I belong to a group of friends that we simply call Club. The core group were all sorority sisters at Wayne State University in Detroit but over the years , we've picked up additional people and we're now about half and half.
We've been friends since the fifties and all but one of us, are in our seventies now. Unbelievable. There is a regular group of 13 of us who have stayed in this area but we also hear from and see fairly regularly a friend who lives in Grand Rapids,Mi, another in Traverse City, a girl in Colorado and one in S. Carolina.
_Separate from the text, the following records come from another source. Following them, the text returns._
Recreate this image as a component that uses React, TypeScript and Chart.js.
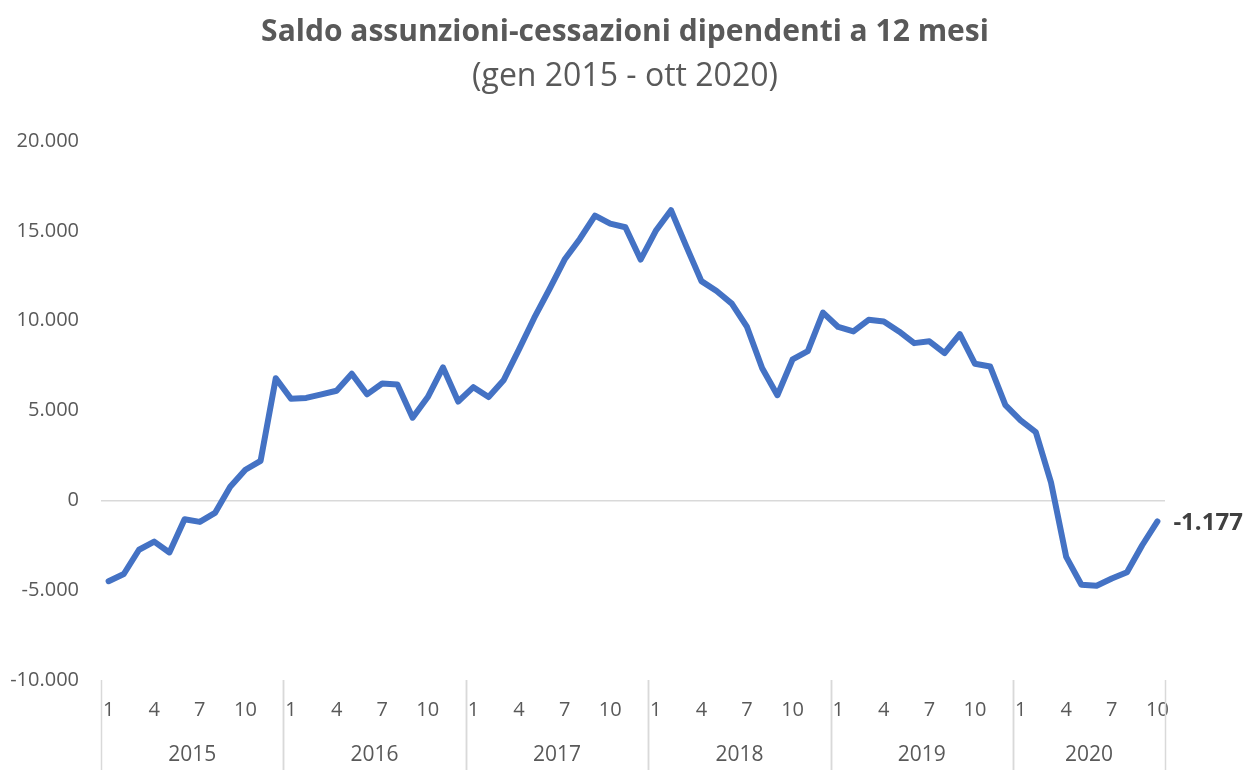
import React, { useEffect, useRef } from 'react';
import { Chart, registerables } from 'chart.js';

Chart.register(...registerables);

const years = ['2015', '2016', '2017', '2018', '2019', '2020'];
const s2015 = [-4500, -4100, -2750, -2300, -2900, -1050, -1200, -700, 750, 1700, 2200, 6800];
const s2016 = [5650, 5700, 5900, 6100, 7050, 5900, 6500, 6450, 4600, 5750, 7400, 5500];
const s2017 = [6300, 5750, 6700, 8400, 10150, 11750, 13400, 14550, 15850, 15400, 15200, 13400];
const s2018 = [15000, 16150, 14150, 12200, 11650, 10950, 9650, 7350, 5850, 7850, 8300, 10450];
const s2019 = [9650, 9400, 10050, 9950, 9400, 8750, 8850, 8200, 9250, 7600, 7450, 5300];
const s2020 = [4450, 3800, 1000, -3150, -4700, -4750, -4350, -4000, -2500, -1177];
const seriesByYear = [s2015, s2016, s2017, s2018, s2019, s2020];
const monthTicks = [1, 4, 7, 10];
const titleText = 'Saldo assunzioni-cessazioni dipendenti a 12 mesi';
const subtitleText = '(gen 2015 - ott 2020)';
const lastValueLabel = '-1.177';

const labels: string[] = [];
const monthNums: number[] = [];
const values: number[] = [];
const yearStart: number[] = [];
const yearEnd: number[] = [];
years.forEach((y, yi) => {
  yearStart.push(labels.length);
  seriesByYear[yi].forEach((v, mi) => {
    labels.push(`${mi + 1}/${y}`);
    monthNums.push(mi + 1);
    values.push(v);
  });
  yearEnd.push(labels.length - 1);
});

const fmt = (n: number) => {
  const s = Math.abs(n).toString().replace(/\B(?=(\d{3})+(?!\d))/g, '.');
  return (n < 0 ? '-' : '') + s;
};

const FONT = "'Open Sans', 'Liberation Sans', sans-serif";
const TEXT = '#595959';

const yearPlugin = {
  id: 'yearGroups',
  afterDraw(chart: any) {
    const xs = chart.scales.x;
    const ctx = chart.ctx;
    const area = chart.chartArea;
    const band = xs.getPixelForValue(1) - xs.getPixelForValue(0);
    ctx.save();
    ctx.strokeStyle = '#d9d9d9';
    ctx.lineWidth = 1.5;
    ctx.fillStyle = TEXT;
    ctx.font = `21px ${FONT}`;
    ctx.textAlign = 'center';
    ctx.textBaseline = 'middle';
    years.forEach((y, yi) => {
      const left = xs.getPixelForValue(yearStart[yi]) - band / 2;
      const right = xs.getPixelForValue(yearEnd[yi]) + band / 2;
      [left, right].forEach((bx) => {
        ctx.beginPath();
        ctx.moveTo(Math.round(bx) + 0.5, area.bottom);
        ctx.lineTo(Math.round(bx) + 0.5, area.bottom + 90);
        ctx.stroke();
      });
      ctx.fillText(y, (left + right) / 2, area.bottom + 75);
    });
    // last value label
    const meta = chart.getDatasetMeta(0);
    const last = meta.data[meta.data.length - 1];
    ctx.fillStyle = '#404040';
    ctx.font = `bold 24px ${FONT}`;
    ctx.textAlign = 'left';
    ctx.fillText(lastValueLabel, last.x + 16, last.y + 2);
    ctx.restore();
  },
};

export default function App() {
  const ref = useRef<HTMLCanvasElement>(null);
  useEffect(() => {
    if (!ref.current) return;
    const chart = new Chart(ref.current, {
      type: 'line',
      data: {
        labels,
        datasets: [
          {
            data: values,
            borderColor: '#4472C4',
            borderWidth: 6,
            pointRadius: 0,
            tension: 0,
            borderJoinStyle: 'round',
            borderCapStyle: 'round',
            fill: false,
            yAxisID: 'y',
          },
        ],
      },
      options: {
        animation: false,
        responsive: false,
        layout: { padding: 0 },
        plugins: {
          legend: { display: false },
          tooltip: { enabled: false },
          title: {
            display: true,
            text: titleText,
            color: TEXT,
            font: { family: FONT, size: 30, weight: 'bold', lineHeight: 1.2 },
            padding: { top: 14, bottom: 0 },
          },
          subtitle: {
            display: true,
            text: subtitleText,
            color: TEXT,
            font: { family: FONT, size: 32, weight: 'normal', lineHeight: 1.2 },
            padding: { top: 8, bottom: 44.6 },
          },
        },
        scales: {
          x: {
            type: 'category',
            offset: true,
            grid: { display: false, drawTicks: false },
            border: { display: false },
            ticks: {
              autoSkip: false,
              maxRotation: 0,
              minRotation: 0,
              padding: 18,
              color: TEXT,
              font: { family: FONT, size: 20 },
              callback: (_v: any, i: number) =>
                monthTicks.includes(monthNums[i]) ? String(monthNums[i]) : '',
            },
            afterFit: (s: any) => {
              s.height = 101;
            },
          },
          y: {
            min: -10000,
            max: 20000,
            ticks: {
              stepSize: 5000,
              padding: 22,
              color: TEXT,
              font: { family: FONT, size: 20 },
              callback: (v: any) => fmt(Number(v)),
            },
            grid: {
              drawTicks: false,
              color: (c: any) => (c.tick && c.tick.value === 0 ? '#d9d9d9' : 'rgba(0,0,0,0)'),
              lineWidth: 1.5,
            },
            border: { display: false },
            afterFit: (s: any) => {
              s.width = 101;
            },
          },
          yRight: {
            position: 'right',
            min: -10000,
            max: 20000,
            ticks: { display: false },
            grid: { display: false, drawTicks: false },
            border: { display: false },
            afterFit: (s: any) => {
              s.width = 85;
            },
          },
        },
      },
      plugins: [yearPlugin],
    });
    return () => chart.destroy();
  }, []);
  return (
    <div style={{ position: 'absolute', left: 0, top: 0, width: 1250, height: 781, background: '#fff' }}>
      <canvas ref={ref} width={1250} height={781} style={{ display: 'block' }} />
    </div>
  );
}
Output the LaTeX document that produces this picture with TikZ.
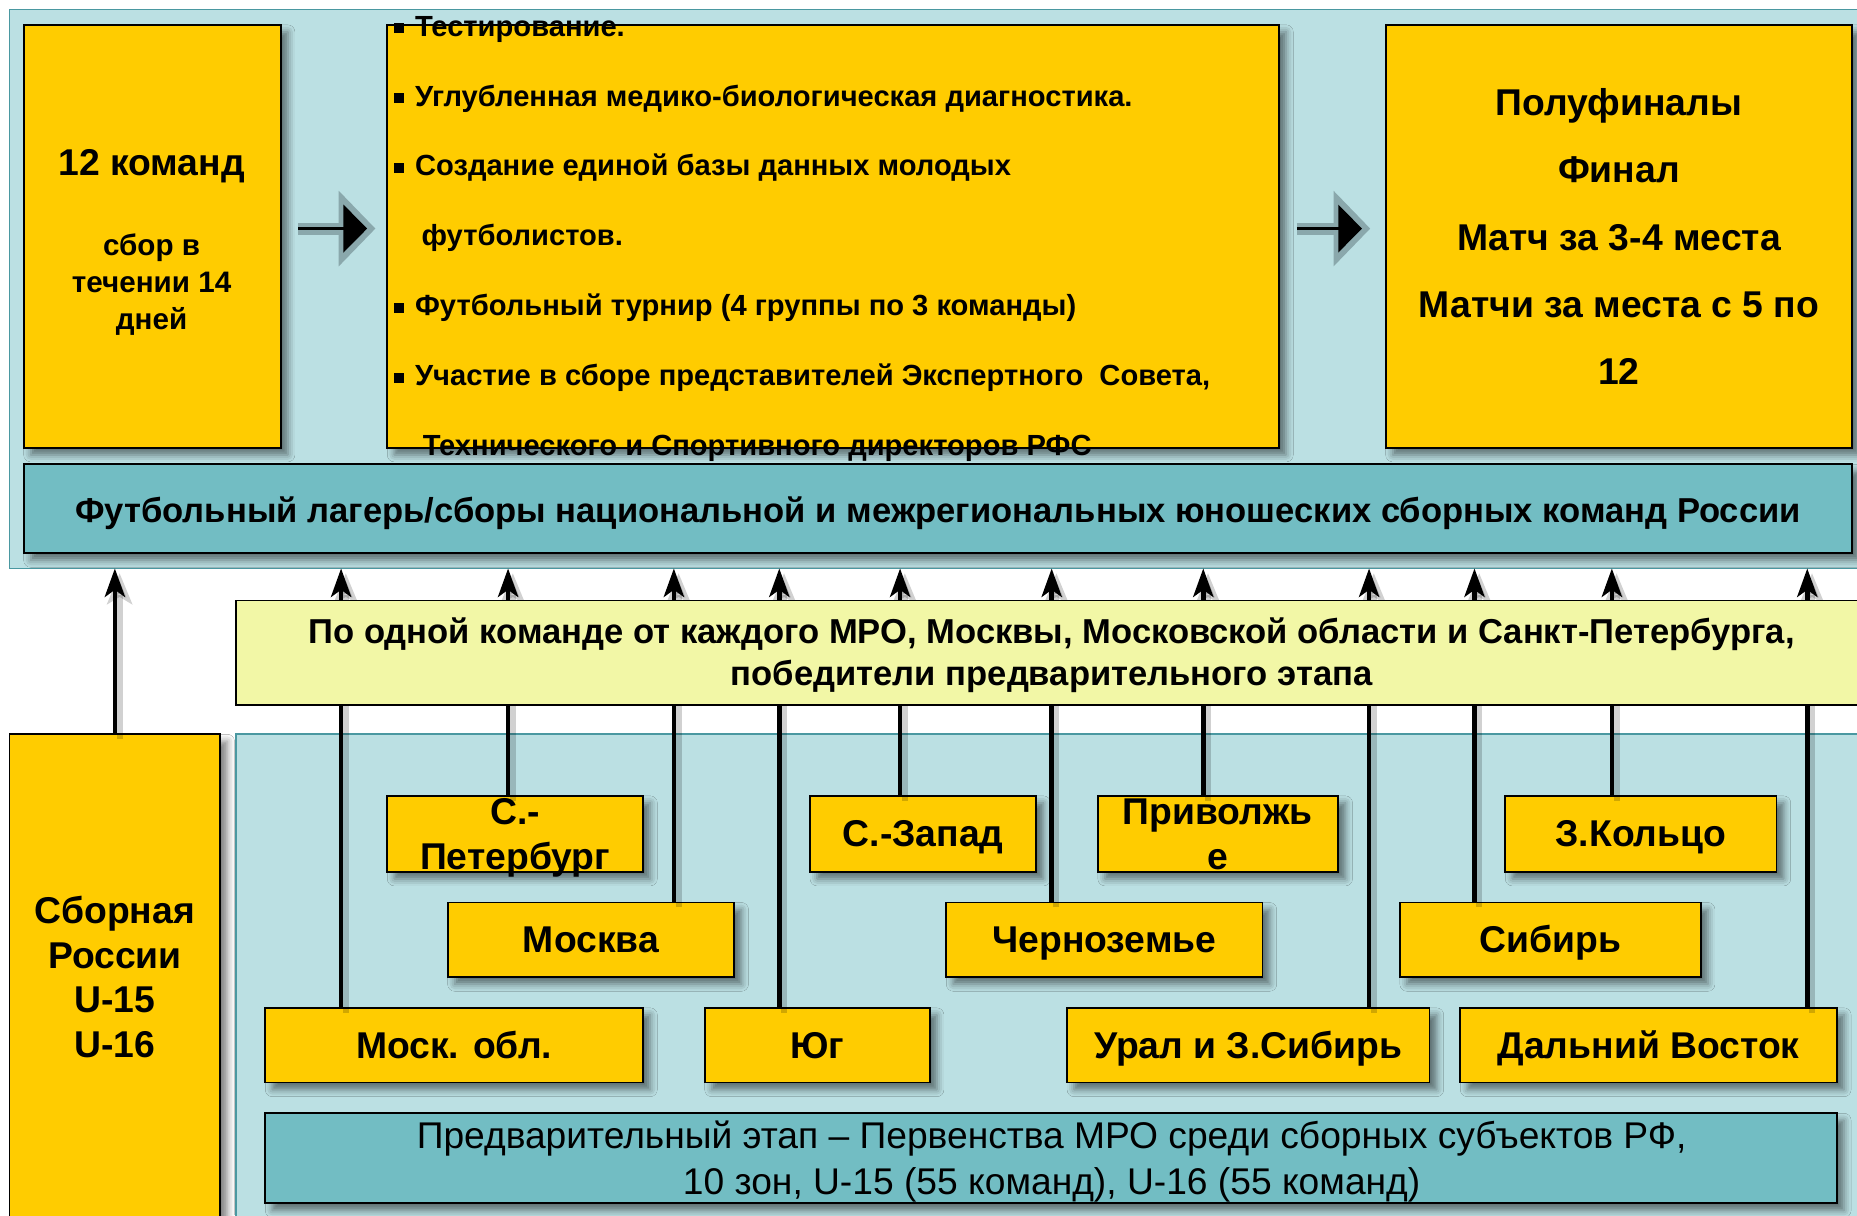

We've been through many things since our college days... weddings, three divorces, one death, deaths of two husbands and two children. Some in the group are closer to certain people than others but, as a group, we have a great time.
We have gotten together once a month since the early 60s when the last girls graduated... now mainly for lunch and gossip. We have a Christmas party with the husbands and boyfriends ( yes, three of us do have them!) and try to take an occasional trip together. One of our best trips was to Florida where three of the women have winter places in the same area.
Women's friendships are so unique. It bothers me that neither of my daughters have really close women friends. They are missing out on so much.
I loved The Girls from Ames. I laughed and I cried. What more can you ask?

(470) Joanne
Thu, 26 August 2010 18:58:21 +0000

My best girlfriend from nursing school handed this book to me as I packed my car with my six children...her nieces and nephews..after our annual summer visit. She married my brother 24 years ago and what a blessing their marriage has been to our friendship. She and I both were reminded of our group of friends that formed when we were young nurses working together in the intensive care unit in Houston, Texas. We are a smaller group but still remain close at heart and have been through so much together--always just a phone call away in a time of need or a time of joy. Thanks for sharing; you will all be in my prayers.